Now, that is entirely part of human nature. We love to win. In many ways, it is America’s most treasured value.
Less than 1% of the budget
However, there is a kicker. There will not be a massive surplus. Rather than it being over $1.5 billion, it will be a much smaller $382 million or less than 1 percent of the budget.
Understandably, the public will want to know why they are being sold the sizzle and not the steak. The answer is that it came about during the Pawlenty administration when some Republicans and Democrats had political ambitions for higher political office and were fearful of the possibility of projected budget deficits hindering their upward climb. The solution was simple: maintain inflation for revenues and remove it from expenditures. This way, a rosier picture could be presented.
However, the budget documents are clear: “Expenditure estimates must not include an allowance for inflation.” Imagine, a directive to deceive the public.
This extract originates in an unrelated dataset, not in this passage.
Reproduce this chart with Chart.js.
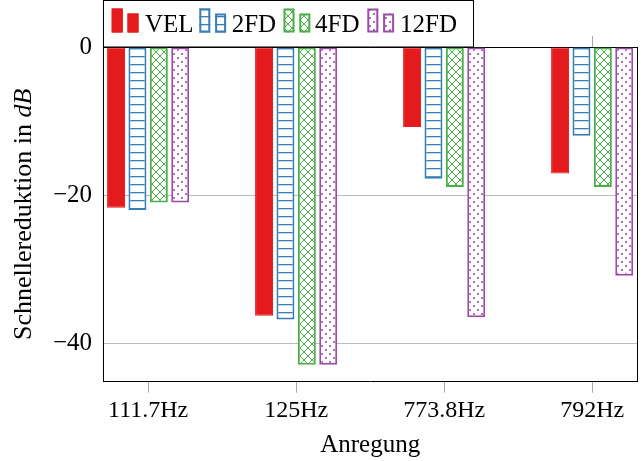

What is not explained is why Gov. Mark Dayton and his finance team did not get the law changed. Obviously, they benefited from it. As recently as Dec. 12, Myron Frans, the commissioner of Management and Budget, was still hailing “the $1.5 billion surplus.” That is wholly unacceptable.
Sober warnings in forecast
The actuality is that the forecast issues some sobering warnings: “Slower economic growth is projected to continue into FY 2022-23 resulting in a slowdown in revenue growth.”
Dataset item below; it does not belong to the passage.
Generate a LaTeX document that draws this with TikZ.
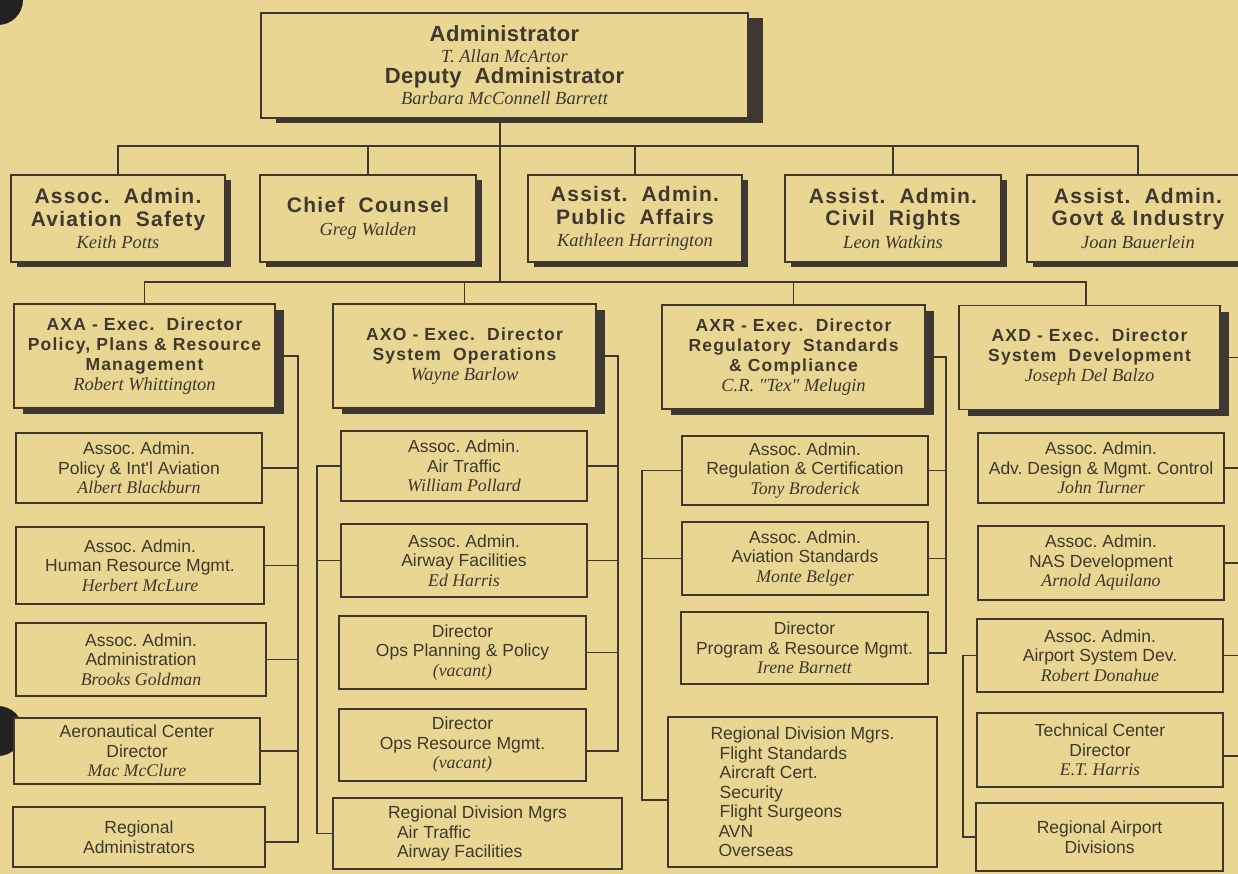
\documentclass[tikz,border=0pt]{standalone}
\usepackage{fontspec}
\setmainfont{Liberation Serif}
\setsansfont{Liberation Sans}
\usetikzlibrary{shadows}
\frenchspacing
\definecolor{bg}{RGB}{233,214,146}
\definecolor{ink}{RGB}{64,55,47}
\definecolor{shade}{RGB}{62,55,50}
\definecolor{punch}{RGB}{35,32,34}
\newcommand\hdTop{\sffamily\bfseries\fontsize{22}{21}\selectfont\addfontfeature{LetterSpace=2}}
\newcommand\hdRow{\sffamily\bfseries\fontsize{21}{22.5}\selectfont\addfontfeature{LetterSpace=6}}
\newcommand\hdExec{\sffamily\bfseries\fontsize{17.5}{20}\selectfont\addfontfeature{LetterSpace=7}}
\newcommand\subfont{\sffamily\fontsize{17.5}{19.5}\selectfont}
\newcommand\nmT[1]{{\rmfamily\mdseries\itshape\fontsize{18.5}{21}\selectfont #1}}
\newcommand\nmE[1]{{\rmfamily\mdseries\itshape\fontsize{18.5}{20}\selectfont #1}}
\newcommand\nmS[1]{{\rmfamily\mdseries\itshape\fontsize{17.8}{19.5}\selectfont #1}}
\begin{document}
\begin{tikzpicture}[x=1pt,y=-1pt,
  box/.style={draw=ink, fill=bg, line width=1.9pt, text=ink, inner sep=0pt, align=center},
  topbox/.style={box, general shadow={fill=shade, shadow xshift=15pt, shadow yshift=-5pt}, font=\hdTop},
  rowbox/.style={box, general shadow={fill=shade, shadow xshift=6pt, shadow yshift=-5pt}, font=\hdRow, minimum height=87pt},
  execbox/.style={box, general shadow={fill=shade, shadow xshift=9pt, shadow yshift=-6pt}, font=\hdExec, minimum height=104pt},
  subbox/.style={box, font=\subfont},
  link/.style={draw=ink, line width=1.9pt},
  holepunch/.style={fill=punch}
]
\useasboundingbox (0,0) rectangle (1238,874);
\fill[bg] (0,0) rectangle (1238,874);
\fill[holepunch] (-2,0) circle[radius=25pt];
\fill[holepunch] (-2,731) circle[radius=25pt];

% top
\node[topbox, minimum width=487pt, minimum height=105pt] (adm) at (504.5,65.5)
  {Administrator\\ \nmT{T. Allan McArtor}\\ Deputy\ \ Administrator\\ \nmT{Barbara McConnell Barrett}};

% row 2
\node[rowbox, minimum width=214pt] (avs) at (118,218.5) {Assoc.\ \ Admin.\\ Aviation\ \ Safety\\ \nmT{Keith Potts}};
\node[rowbox, minimum width=216pt] (cc) at (368,218.5) {Chief\ \ Counsel\\ \nmT{Greg Walden}};
\node[rowbox, minimum width=214pt] (pa) at (635,218.5) {Assist.\ \ Admin.\\ Public\ \ Affairs\\ \nmT{Kathleen Harrington}};
\node[rowbox, minimum width=216pt] (cr) at (893,218.5) {Assist.\ \ Admin.\\ Civil\ \ Rights\\ \nmT{Leon Watkins}};
\node[rowbox, minimum width=222pt] (gi) at (1138,218.5) {Assist.\ \ Admin.\\ Govt \& Industry\\ \nmT{Joan Bauerlein}};

% exec row
\node[execbox, minimum width=261pt] (axa) at (144.5,356) {AXA\ -\ Exec.\ \ Director\\ Policy, Plans \& Resource\\ Management\\ \nmE{Robert Whittington}};
\node[execbox, minimum width=263pt] (axo) at (464.5,356) {AXO\ -\ Exec.\ \ Director\\ System\ \ Operations\\ \nmE{Wayne Barlow}};
\node[execbox, minimum width=263pt] (axr) at (793.5,357) {AXR\ -\ Exec.\ \ Director\\ Regulatory\ \ Standards\\ \& Compliance\\ \nmE{C.R. {\addfontfeature{Ligatures=TeXOff}"Tex"} Melugin}};
\node[execbox, minimum width=261pt] (axd) at (1089.5,357.5) {AXD\ -\ Exec.\ \ Director\\ System\ \ Development\\ \nmE{Joseph Del Balzo}};

% AXA column
\node[subbox, minimum width=246pt, minimum height=70pt] (a1) at (139,468) {Assoc. Admin.\\ Policy \& Int{\addfontfeature{Ligatures=TeXOff}'}l Aviation\\ \nmS{Albert Blackburn}};
\node[subbox, minimum width=248pt, minimum height=77pt] (a2) at (140,565.5) {Assoc. Admin.\\ Human Resource Mgmt.\\ \nmS{Herbert McLure}};
\node[subbox, minimum width=250pt, minimum height=73pt] (a3) at (141,659.5) {Assoc. Admin.\\ Administration\\ \nmS{Brooks Goldman}};
\node[subbox, minimum width=246pt, minimum height=66pt] (a4) at (137,751) {Aeronautical Center\\ Director\\ \nmS{Mac McClure}};
\node[subbox, minimum width=252pt, minimum height=60pt] (a5) at (139,837) {Regional\\ Administrators};

% AXO column
\node[subbox, minimum width=246pt, minimum height=70pt] (o1) at (464,466) {Assoc. Admin.\\ Air Traffic\\ \nmS{William Pollard}};
\node[subbox, minimum width=246pt, minimum height=73pt] (o2) at (464,560.5) {Assoc. Admin.\\ Airway Facilities\\ \nmS{Ed Harris}};
\node[subbox, minimum width=247pt, minimum height=73pt] (o3) at (462.5,652.5) {Director\\ Ops Planning \& Policy\\ \nmS{(vacant)}};
\node[subbox, minimum width=247pt, minimum height=72pt] (o4) at (462.5,745) {Director\\ Ops Resource Mgmt.\\ \nmS{(vacant)}};
\node[subbox, align=left, minimum width=289pt, minimum height=71pt] (o5) at (477.5,833.5) {Regional Division Mgrs\\ \hspace*{9pt}Air Traffic\\ \hspace*{9pt}Airway Facilities};

% AXR column
\node[subbox, minimum width=246pt, minimum height=69pt] (r1) at (805,470.5) {Assoc. Admin.\\ Regulation \& Certification\\ \nmS{Tony Broderick}};
\node[subbox, minimum width=246pt, minimum height=73pt] (r2) at (805,558.5) {Assoc. Admin.\\ Aviation Standards\\ \nmS{Monte Belger}};
\node[subbox, minimum width=247pt, minimum height=72pt] (r3) at (804.5,648) {Director\\ Program \& Resource Mgmt.\\ \nmS{Irene Barnett}};
\node[subbox, align=left, minimum width=269pt, minimum height=150pt] (r4) at (802.5,792) {Regional Division Mgrs.\\ \hspace*{9pt}Flight Standards\\ \hspace*{9pt}Aircraft Cert.\\ \hspace*{9pt}Security\\ \hspace*{9pt}Flight Surgeons\\ \hspace*{8pt}AVN\\ \hspace*{8pt}Overseas};

% AXD column
\node[subbox, minimum width=246pt, minimum height=70pt] (d1) at (1101,468) {Assoc. Admin.\\ Adv. Design \& Mgmt. Control\\ \nmS{John Turner}};
\node[subbox, minimum width=246pt, minimum height=74pt] (d2) at (1101,563) {Assoc. Admin.\\ NAS Development\\ \nmS{Arnold Aquilano}};
\node[subbox, minimum width=246pt, minimum height=73pt] (d3) at (1100,655.5) {Assoc. Admin.\\ Airport System Dev.\\ \nmS{Robert Donahue}};
\node[subbox, minimum width=246pt, minimum height=74pt] (d4) at (1100,750) {Technical Center\\ Director\\ \nmS{E.T. Harris}};
\node[subbox, minimum width=247pt, minimum height=68pt] (d5) at (1099.5,837) {Regional Airport\\ Divisions};

% connectors
\coordinate (j1) at (500,146);
\coordinate (j2) at (500,282);
\draw[link] (adm.south -| j1) -- (j2);
\draw[link] (avs.north) |- (gi.north |- j1) -- (gi.north);
\foreach \n in {cc,pa,cr} \draw[link] (\n.north) -- (\n.north |- j1);
\draw[link] (axa.north) |- ([xshift=-3.5pt]axd.north |- j2) -- ([xshift=-3.5pt]axd.north);
\foreach \n in {axo,axr} \draw[link] (\n.north) -- (\n.north |- j2);

\coordinate (axaB) at (298,0);
\draw[link] (axa.east) -| ([yshift=-5pt]axaB |- a5.east) -- ([yshift=-5pt]a5.east);
\foreach \n in {a1,a2,a3,a4} \draw[link] (\n.east) -- (\n.east -| axaB);

\coordinate (axoR) at (618,0);
\coordinate (axoL) at (317,0);
\draw[link] (axo.east) -| ([yshift=-6pt]axoR |- o4.east) -- ([yshift=-6pt]o4.east);
\foreach \n in {o1,o2,o3} \draw[link] (\n.east) -- (\n.east -| axoR);
\draw[link] (o1.west) -| (axoL |- o5.west) -- (o5.west);
\draw[link] (o2.west) -- (o2.west -| axoL);

\coordinate (axrR) at (946,0);
\coordinate (axrL) at (642,0);
\draw[link] (axr.east) -| ([yshift=-5pt]axrR |- r3.east) -- ([yshift=-5pt]r3.east);
\foreach \n in {r1,r2} \draw[link] (\n.east) -- (\n.east -| axrR);
\draw[link] (r1.west) -| ([yshift=-8pt]axrL |- r4.west) -- ([yshift=-8pt]r4.west);
\draw[link] (r2.west) -- (r2.west -| axrL);

\coordinate (axdR) at (1252,0);
\coordinate (axdL) at (963,0);
\draw[link] (axd.east) -| ([yshift=-6pt]axdR |- d4.east) -- ([yshift=-6pt]d4.east);
\foreach \n in {d1,d2,d3} \draw[link] (\n.east) -- (\n.east -| axdR);
\draw[link] (d3.west) -| (axdL |- d5.west) -- (d5.west);
\end{tikzpicture}
\end{document}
This means that the second budget of Gov. Tim Walz could be based on the expectation of a surplus of some $456 million, meaning that any inflationary growth in spending is not reflected in that number. Considering inflation in a $46 plus billion budget and the added social costs if the downturn is serious, the reality could be a sizable deficit. The new speaker of the House, Melissa Hortman, and newly elected Rep. Zack Stephenson (D-Coon Rapids) are on top of this and are working to make their colleagues more aware of the sobering challenges ahead. This tells me we are going to see more competent legislative oversight than we have witnessed in the past.
However, the main player in righting the financial ship must be the governor. Walz will have a current budget that is manageable, but there are some serious headwinds coming that will require bold changes. I would submit the following for consideration when his new management team assumes office:
1. Announce that a stated principle for all governance will be transparency. The public who pays the bill must also have the right to know how, when, how much, and where their money is being spent.
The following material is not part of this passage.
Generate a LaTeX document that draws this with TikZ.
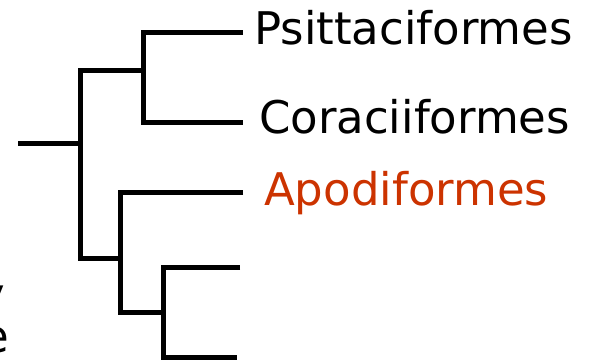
\documentclass[tikz,border=0pt]{standalone}
\usepackage{fontspec}
\setmainfont{DejaVu Sans}
\usepackage{xcolor}
\usetikzlibrary{positioning,calc}
\definecolor{apocol}{RGB}{204,51,0}

\begin{document}
\begin{tikzpicture}[x=1pt,y=-1pt,
  branch/.style={line width=5pt},
  taxon/.style={anchor=base west,inner sep=0pt,font=\fontsize{45}{54}\selectfont}]
  \clip (0,0) rectangle (598,364);
  % clade nodes
  \coordinate (root) at (18,143);
  \coordinate (n0) at (80,143);
  \coordinate (nup) at (143,70);
  \coordinate (nlow) at (120,258);
  \coordinate (nbot) at (163,312);
  % tips
  \coordinate (tpsi) at (243,32);
  \coordinate (tcor) at (243,122);
  \coordinate (tapo) at (243,192);
  \coordinate (ta) at (240,267);
  \coordinate (tb) at (237,357);
  \draw[branch] (root) -- (n0);
  \draw[branch] (nup) -| (n0) |- (nlow);
  \draw[branch] (nup) |- (tpsi);
  \draw[branch] (nup) |- (tcor);
  \draw[branch] (tapo) -| (nlow) |- (nbot);
  \draw[branch] (ta) -| (nbot) |- (tb);
  \node[taxon] (psi) at (254,45) {Psittaciformes};
  \node[taxon] (cor) at (259,133) {Coraciiformes};
  \node[taxon,apocol] (apo) at (264,205) {Apodiformes};
  % cut-off words on the left
  \node[taxon,anchor=base east] (fy) at (5,310) {y};
  \node[taxon,anchor=base east] (fe) at (9,352) {e};
\end{tikzpicture}
\end{document}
2. Reinstitute long-term financial planning to avoid the “surprises” that all too often beset us.
3. Immediately remove the restrictive language that takes inflation out of the spending forecast. In brief, politics is out and truthful and competent professional management is in.
4. Restore the public’s confidence in management by recreating the Loaned Executive Program (LEAP) originally designed by Gov. Wendell Anderson in the early 1970s. This effort brought together private sector executives with government managers in an effort to increase efficiency, productivity, and understandability. In talking with Gov.-elect Walz, I know he is fully on board. This is a superb management tool and has the potential to become a national model. And it should receive widespread bipartisan support.
If there is one word that must prevail over the next four years, it is prudence. This means careful and cautious spending, excellent oversight and long-term professional planning.
The public is always best served when there is full transparency and truthfulness about our challenges.
Arne Carlson is a former governor of Minnesota (1991-1999).